Majalahaula.id – Menteri Koordinator Bidang Politik, Hukum, dan Keamanan (Menko Polhukam) Mahfud MD membentuk Tim Percepatan Reformasi Hukum dengan menerbitkan Surat Keputusan Menko Polhukam Nomor 63 Tabun 2023 tentang Tim Percepatan Reformasi Hukum.
Berdasarkan SK tersebut, susunan keanggotaan Tim Percepatan Reformasi Hukum terdiri atas pengarah; ketua, wakil ketua, dan sekretaris; serta kelompok kerja. SK ini mengatur bahwa posisi pengarah diisi secara ex officio oleh Menko Polhukam, sedangkan ketuanya adalah Deputi Bidang Koordinasi Hukum dan Hak Asasi Manusia (HAM) Kemenko Polhukam secara ex officio.

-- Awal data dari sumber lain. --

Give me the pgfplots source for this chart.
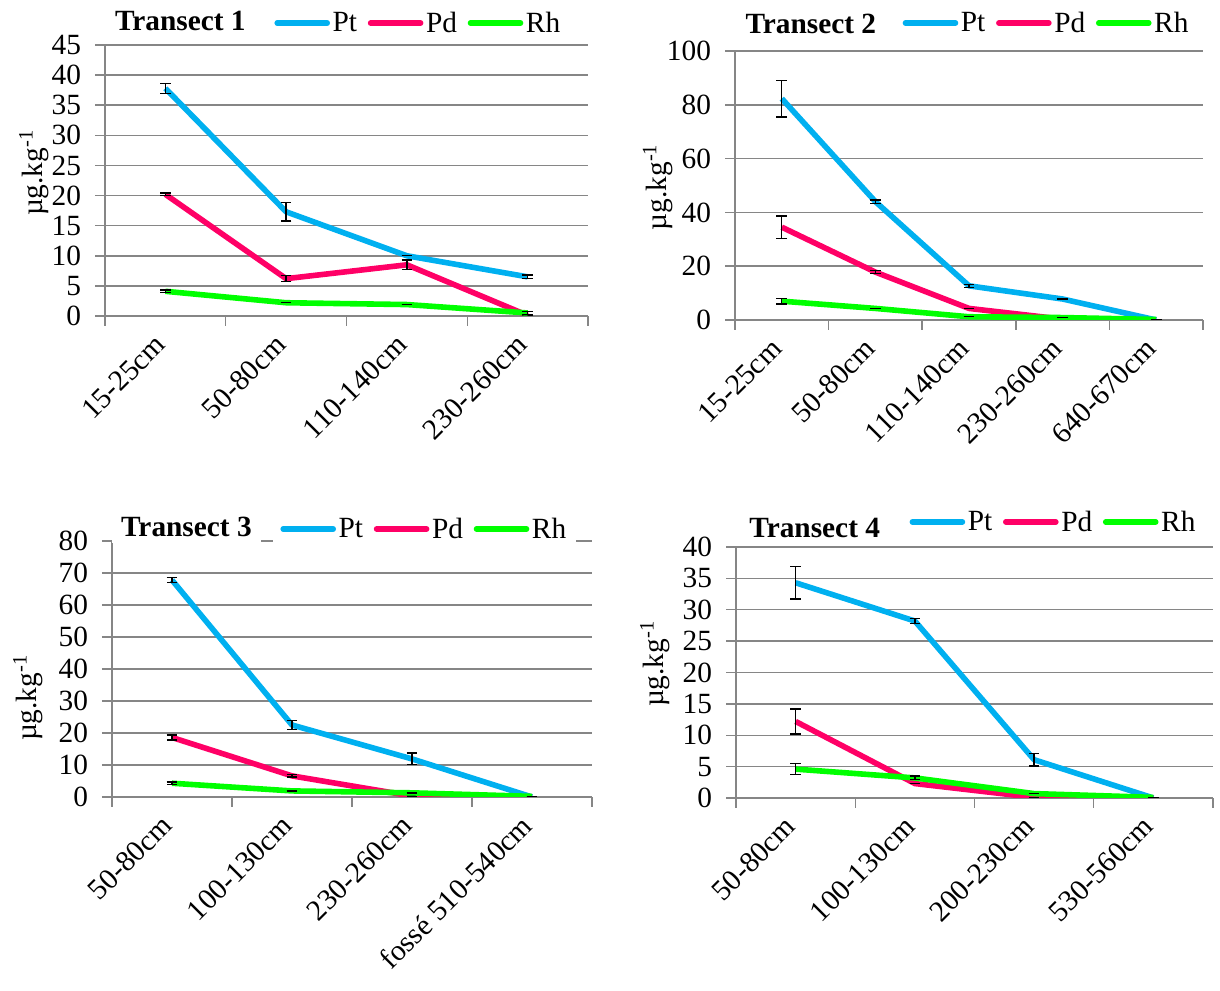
\documentclass[border=0pt]{standalone}
\usepackage{pgfplots}
\pgfplotsset{compat=1.18}
\usepackage{fontspec}
\setmainfont{Liberation Serif}
\definecolor{cpt}{RGB}{0,176,240}
\definecolor{cpd}{RGB}{255,0,102}
\definecolor{crh}{RGB}{0,255,0}
\definecolor{cgrid}{RGB}{134,134,134}
\newcommand{\fs}{\fontsize{22}{25}\selectfont}

\pgfplotsset{
  panel/.style={
    scale only axis,
    axis lines*=left,
    axis line style={cgrid, line width=1.1pt},
    ymajorgrids, grid style={cgrid, line width=1.1pt},
    tick align=outside, major tick length=7.5pt,
    tick style={cgrid, line width=1.1pt},
    xmin=0, ymin=0,
    xticklabels={},
    tick label style={font=\fs},
    yticklabel style={xshift=-7pt},
    /pgf/number format/assume math mode=true,
    ylabel style={font=\fs, anchor=center},
    ylabel={µg.kg\textsuperscript{-1}},
    extra x tick style={major tick length=0pt,
      tick label style={xshift=-1.5pt, yshift=-15.5pt, rotate=45, anchor=east}},
    every axis plot/.append style={line width=4.2pt, no markers, line join=round},
    error bars/error bar style={black, line width=1pt},
    error bars/error mark options={black, line width=1pt, mark size=4pt, rotate=90},
    legend columns=3,
    legend image code/.code={\draw[#1, line width=4.2pt, line cap=round] (0pt,0pt) -- (37.5pt,0pt);},
    legend style={draw=none, fill=white, font=\fs, anchor=west,
      inner xsep=5.5pt, inner ysep=6pt,
      nodes={inner xsep=2pt, inner ysep=1pt, anchor=west},
      /tikz/every even column/.append style={column sep=6pt}},
    title style={anchor=center, font=\bfseries\fs, fill=white, inner xsep=7pt, inner ysep=4pt},
  }
}

\begin{document}
\begin{tikzpicture}
\path (0pt,0pt) rectangle (915pt,743.25pt);

% ---------------- Transect 1
\begin{axis}[panel, at={(78.75pt,506.25pt)}, anchor=south west,
  width=362.25pt, height=203.25pt,
  xmax=4, ymax=45, ytick={0,5,...,45}, xtick={0,...,4},
  extra x ticks={0.5,1.5,2.5,3.5},
  extra x tick labels={15-25cm,50-80cm,110-140cm,230-260cm},
  ylabel style={at={(axis description cs:-0.147,0.528)}},
  title={Transect 1}, title style={at={(axis description cs:0.156,1.058)}, inner ysep=1pt},
  legend style={at={(axis description cs:0.335,1.081)}},
]
\addplot[cpt, error bars/.cd, y dir=both, y explicit] table[x=x,y=y,y error=e] {
x y e
0.5 37.8 0.8
1.5 17.3 1.5
2.5 10.0 0.0
3.5 6.5 0.3
};
\addplot[cpd, error bars/.cd, y dir=both, y explicit] table[x=x,y=y,y error=e] {
x y e
0.5 20.2 0.2
1.5 6.2 0.5
2.5 8.5 0.8
3.5 0.1 0.0
};
\addplot[crh, error bars/.cd, y dir=both, y explicit] table[x=x,y=y,y error=e] {
x y e
0.5 4.1 0.2
1.5 2.2 0.0
2.5 1.9 0.0
3.5 0.5 0.2
};
\legend{Pt,Pd,Rh}
\end{axis}

% ---------------- Transect 2
\begin{axis}[panel, at={(551.25pt,503.25pt)}, anchor=south west,
  width=351pt, height=201.75pt,
  xmax=5, ymax=100, ytick={0,20,...,100}, xtick={0,...,5},
  extra x ticks={0.5,1.5,2.5,3.5,4.5},
  extra x tick labels={15-25cm,50-80cm,110-140cm,230-260cm,640-670cm},
  ylabel style={at={(axis description cs:-0.165,0.494)}},
  title={Transect 2}, title style={at={(axis description cs:0.162,1.072)}, inner ysep=1pt},
  legend style={at={(axis description cs:0.342,1.104)}, inner ysep=1pt},
]
\addplot[cpt, error bars/.cd, y dir=both, y explicit] table[x=x,y=y,y error=e] {
x y e
0.5 82.3 6.8
1.5 44.0 0.6
2.5 12.7 0.5
3.5 7.8 0.0
4.5 0.0 0.0
};
\addplot[cpd, error bars/.cd, y dir=both, y explicit] table[x=x,y=y,y error=e] {
x y e
0.5 34.5 4.2
1.5 17.8 0.6
2.5 4.3 0.0
3.5 0.3 0.0
4.5 0.0 0.0
};
\addplot[crh, error bars/.cd, y dir=both, y explicit] table[x=x,y=y,y error=e] {
x y e
0.5 7.0 1.0
1.5 4.3 0.0
2.5 1.2 0.0
3.5 0.9 0.0
4.5 0.2 0.0
};
\legend{Pt,Pd,Rh}
\end{axis}

% ---------------- Transect 3
\begin{axis}[panel, at={(84pt,145.5pt)}, anchor=south west,
  width=360pt, height=192pt,
  xmax=4, ymax=80, ytick={0,10,...,80}, xtick={0,...,4},
  extra x ticks={0.5,1.5,2.5,3.5},
  extra x tick labels={50-80cm,100-130cm,230-260cm,fossé 510-540cm},
  ylabel style={at={(axis description cs:-0.175,0.387)}},
  title={Transect 3}, title style={at={(axis description cs:0.155,1.024)}, inner ysep=5pt},
  legend style={at={(axis description cs:0.335,1.047)}},
]
\addplot[cpt, error bars/.cd, y dir=both, y explicit] table[x=x,y=y,y error=e] {
x y e
0.5 67.8 0.8
1.5 22.5 1.5
2.5 11.9 1.8
3.5 0.0 0.0
};
\addplot[cpd, error bars/.cd, y dir=both, y explicit] table[x=x,y=y,y error=e] {
x y e
0.5 18.6 0.8
1.5 6.6 0.4
2.5 0.3 0.0
3.5 0.0 0.0
};
\addplot[crh, error bars/.cd, y dir=both, y explicit] table[x=x,y=y,y error=e] {
x y e
0.5 4.3 0.4
1.5 1.9 0.0
2.5 1.3 0.0
3.5 0.2 0.0
};
\legend{Pt,Pd,Rh}
\end{axis}

% ---------------- Transect 4
\begin{axis}[panel, at={(552pt,144.75pt)}, anchor=south west,
  width=357.75pt, height=188.25pt,
  xmax=4, ymax=40, ytick={0,5,...,40}, xtick={0,...,4},
  extra x ticks={0.5,1.5,2.5,3.5},
  extra x tick labels={50-80cm,100-130cm,200-230cm,530-560cm},
  ylabel style={at={(axis description cs:-0.170,0.534)}},
  title={Transect 4}, title style={at={(axis description cs:0.165,1.045)}, inner ysep=5.5pt},
  legend style={at={(axis description cs:0.348,1.10)}, inner ysep=1pt},
]
\addplot[cpt, error bars/.cd, y dir=both, y explicit] table[x=x,y=y,y error=e] {
x y e
0.5 34.3 2.6
1.5 28.2 0.4
2.5 6.1 1.0
3.5 0.0 0.0
};
\addplot[cpd, error bars/.cd, y dir=both, y explicit] table[x=x,y=y,y error=e] {
x y e
0.5 12.2 2.0
1.5 2.3 0.0
2.5 0.1 0.0
3.5 0.0 0.0
};
\addplot[crh, error bars/.cd, y dir=both, y explicit] table[x=x,y=y,y error=e] {
x y e
0.5 4.6 0.9
1.5 3.2 0.3
2.5 0.7 0.0
3.5 0.1 0.0
};
\legend{Pt,Pd,Rh}
\end{axis}
\end{tikzpicture}
\end{document}
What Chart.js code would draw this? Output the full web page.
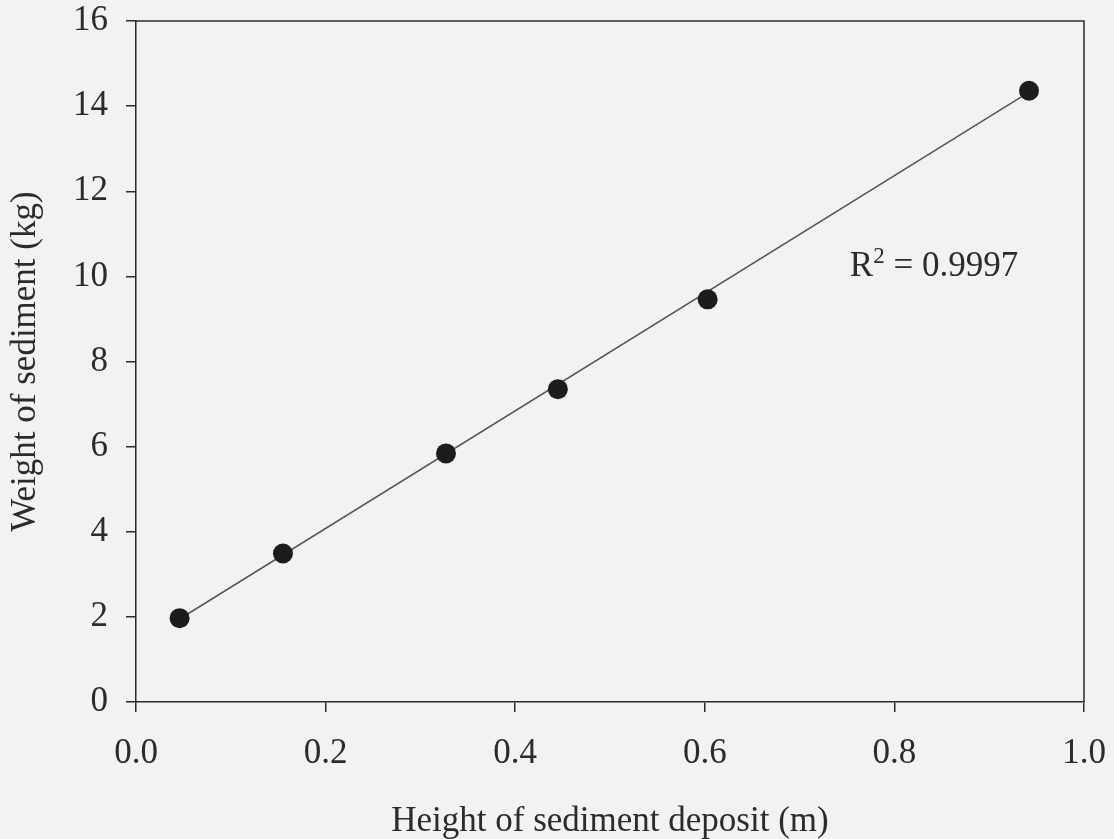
<!DOCTYPE html>
<html>
<head>
<meta charset="utf-8">
<title>Weight vs height of sediment</title>
<script src="https://cdn.jsdelivr.net/npm/chart.js@4/dist/chart.umd.min.js"></script>
<style>
  html, body { margin: 0; padding: 0; background: #f2f2f2; }
  #wrap { width: 1114px; height: 839px; }
</style>
</head>
<body>
<div id="wrap"><canvas id="sedimentChart" width="1114" height="839"></canvas></div>
<script>
// data
const heights = [0.046, 0.155, 0.327, 0.445, 0.603, 0.942];
const weights = [1.97, 3.49, 5.84, 7.35, 9.46, 14.36];

// trend line ends (drawn through first and last point)
const trendX = [0.046, 0.942];
const trendY = [1.95, 14.33];

const xTicks = [0, 0.2, 0.4, 0.6, 0.8, 1.0];
const yTicks = [0, 2, 4, 6, 8, 10, 12, 14, 16];

const rSquared = '0.9997';

const FONT = '"Liberation Serif", "Times New Roman", serif';
const INK = '#2b2b2b';

// background + frame (top and right sides of the box)
const framePlugin = {
  id: 'frame',
  beforeDraw(chart) {
    const ctx = chart.ctx;
    ctx.save();
    ctx.fillStyle = '#f2f2f2';
    ctx.fillRect(0, 0, chart.width, chart.height);
    ctx.restore();
  },
  afterDraw(chart) {
    const { ctx, chartArea: a, scales } = chart;
    ctx.save();
    ctx.strokeStyle = INK;
    ctx.lineWidth = 1.5;
    ctx.beginPath();
    ctx.moveTo(a.left, a.top);
    ctx.lineTo(a.right, a.top);
    ctx.lineTo(a.right, a.bottom);
    ctx.stroke();

    // R^2 label
    const x = scales.x.getPixelForValue(0.753);
    const y = scales.y.getPixelForValue(10.0);
    ctx.fillStyle = INK;
    ctx.textBaseline = 'alphabetic';
    ctx.textAlign = 'left';
    ctx.font = '35px ' + FONT;
    ctx.fillText('R', x, y);
    let w = ctx.measureText('R').width;
    ctx.font = '23px ' + FONT;
    ctx.fillText('2', x + w, y - 13);
    w += ctx.measureText('2').width;
    ctx.font = '35px ' + FONT;
    ctx.fillText(' = ' + rSquared, x + w, y);
    ctx.restore();
  }
};

const ctx = document.getElementById('sedimentChart').getContext('2d');
new Chart(ctx, {
  type: 'scatter',
  data: {
    datasets: [
      {
        label: 'Measured',
        data: heights.map((h, i) => ({ x: h, y: weights[i] })),
        pointRadius: 10,
        pointBackgroundColor: '#1c1c1c',
        pointBorderWidth: 0
      },
      {
        label: 'Trend',
        data: trendX.map((h, i) => ({ x: h, y: trendY[i] })),
        showLine: true,
        pointRadius: 0,
        borderColor: '#555',
        borderWidth: 1.5
      }
    ]
  },
  options: {
    responsive: false,
    animation: false,
    layout: { autoPadding: false, padding: { top: 21, right: 30, left: 0, bottom: 0 } },
    plugins: {
      legend: { display: false },
      tooltip: { enabled: false }
    },
    scales: {
      x: {
        type: 'linear',
        min: 0,
        max: 1,
        afterBuildTicks: axis => { axis.ticks = xTicks.map(v => ({ value: v })); },
        afterFit: axis => {
          axis.height = 137;
          axis.paddingLeft = 0;
          axis.paddingRight = 0;
        },
        border: { display: true, color: INK, width: 1.5 },
        grid: { drawOnChartArea: false, drawTicks: true, tickLength: 10, color: INK, lineWidth: 1.5 },
        ticks: {
          color: INK,
          padding: 21,
          font: { family: FONT, size: 35 },
          callback: v => Number(v).toFixed(1)
        },
        title: {
          display: true,
          text: 'Height of sediment deposit (m)',
          color: INK,
          font: { family: FONT, size: 35, lineHeight: 1 },
          padding: { top: 0, bottom: 0 }
        }
      },
      y: {
        type: 'linear',
        min: 0,
        max: 16,
        afterBuildTicks: axis => { axis.ticks = yTicks.map(v => ({ value: v })); },
        afterFit: axis => {
          axis.width = 136;
          axis.paddingTop = 0;
          axis.paddingBottom = 0;
        },
        border: { display: true, color: INK, width: 1.5 },
        grid: { drawOnChartArea: false, drawTicks: true, tickLength: 10, color: INK, lineWidth: 1.5 },
        ticks: {
          color: INK,
          padding: 18,
          font: { family: FONT, size: 35 }
        },
        title: {
          display: true,
          text: 'Weight of sediment (kg)',
          color: INK,
          font: { family: FONT, size: 35, lineHeight: 1 },
          padding: { top: 8, bottom: 0 }
        }
      }
    }
  },
  plugins: [framePlugin]
});
</script>
</body>
</html>
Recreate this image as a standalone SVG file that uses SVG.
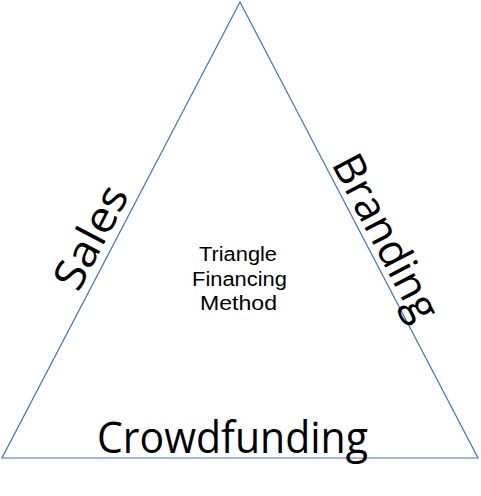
<svg xmlns="http://www.w3.org/2000/svg" width="481" height="496" viewBox="0 0 481 496">
<style>
.edge{fill:none;stroke:#4472C4;stroke-width:1.2}
.big{font-family:"Open Sans","Noto Sans",sans-serif;font-size:43px;fill:#000;text-anchor:middle}
.small{font-family:"Liberation Sans",Arial,sans-serif;font-size:19.5px;fill:#000;text-anchor:middle}
</style>
<rect width="481" height="496" fill="#fff"/>
<g id="triangle">
<polygon class="edge" points="240,2 2,458 478,458"/>
</g>
<g id="connectors"></g>
<g id="sales">
<text class="big" transform="translate(104,244) rotate(-62.4)" textLength="111" lengthAdjust="spacingAndGlyphs">Sales</text>
</g>
<g id="branding">
<text class="big" transform="translate(373,244) rotate(62.4)" textLength="181" lengthAdjust="spacingAndGlyphs">Branding</text>
</g>
<g id="crowdfunding">
<text class="big" x="232.5" y="453" textLength="271" lengthAdjust="spacingAndGlyphs">Crowdfunding</text>
</g>
<g id="center">
<text class="small" x="238" y="261" textLength="78" lengthAdjust="spacingAndGlyphs">Triangle</text>
<text class="small" x="239.5" y="285.5" textLength="95" lengthAdjust="spacingAndGlyphs">Financing</text>
<text class="small" x="238.5" y="310" textLength="77" lengthAdjust="spacingAndGlyphs">Method</text>
</g>
</svg>
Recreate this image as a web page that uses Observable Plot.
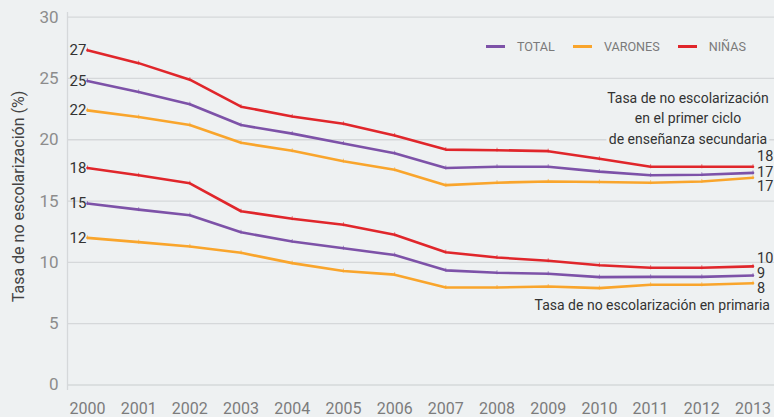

Posisi wakil ketua diisi mantan pimpinan KPK Laode M Syarif, sedangkan sekretaris tim ini adalah Sekretaris Deputi Bidang Koordinasi Hukum dan HAM Kemenko Polhukam secara ex officio. Terdapat empat kelompok kerja dalam susunan Tim Percepatan Reformasi Hukum yakni Kelompok Kerja Reformasi Lembaga Peradilan dan Penegakan Hukum, Kelompok Kerja Reformasi Hukum Sektor Agraria dan Sumber Daya Alam, Kelompok Kerja Pencegahan dan Pemberantasan Korupsi, serta Kelompok Kerja Reformasi Sektor Peraturan Perundangundangan. Kelompok kerja itu diketuai dan beranggotakan para tokoh berlatar belakang hukum, di samping diisi juga oleh pejabat Kemenko Polhukam. Terdapat sejumlah nama terkenal seperti Faisal Basri, Eros Djarot. Najwa Shihab, Bambang Harymurti dan Meisy Sabardiah, hingga Zainal Arifin Mochtar.
Mahfud menjelaskan, tim dibentuk untuk membenahi karut marut hukum, meski tim ini juga tidak berpretensi menyelesaikan kasus hukum yang sedang berlangsung. Dan penyelesaian kasus hukum tetap menjadi tangung jawab aparat penegak hukum dan birokrasi yang menaganinya. “Tim ini nantinya akan merumuskan naskah akademik dan rancangan kebijakan hukum yang akan diserahkan kepada pemerintah baru hasil Pemilu 2024 untuk dipertimbangkan pemberlakuannya,” ujarnya.
Tim ini dibentuk tak lepas dari instruksi Presiden Joko Widodo kepada Mahfud untuk merumuskan reformasi hukum dan pengadilan. Instruksi itu disampaikan setelah penangkapan hakim agung oleh KPK karena tersandung suap. “Secara lebih umum kita juga membentuk subtim RUU Anti Mafia, mengingat mafia kita sudah menggurita dan nengancam sendi-sendi hidup bernegara. Begitu juga perlu ada kebijakan baru tentang percepatan pemberantasan korupsi,” katanya. (Ful)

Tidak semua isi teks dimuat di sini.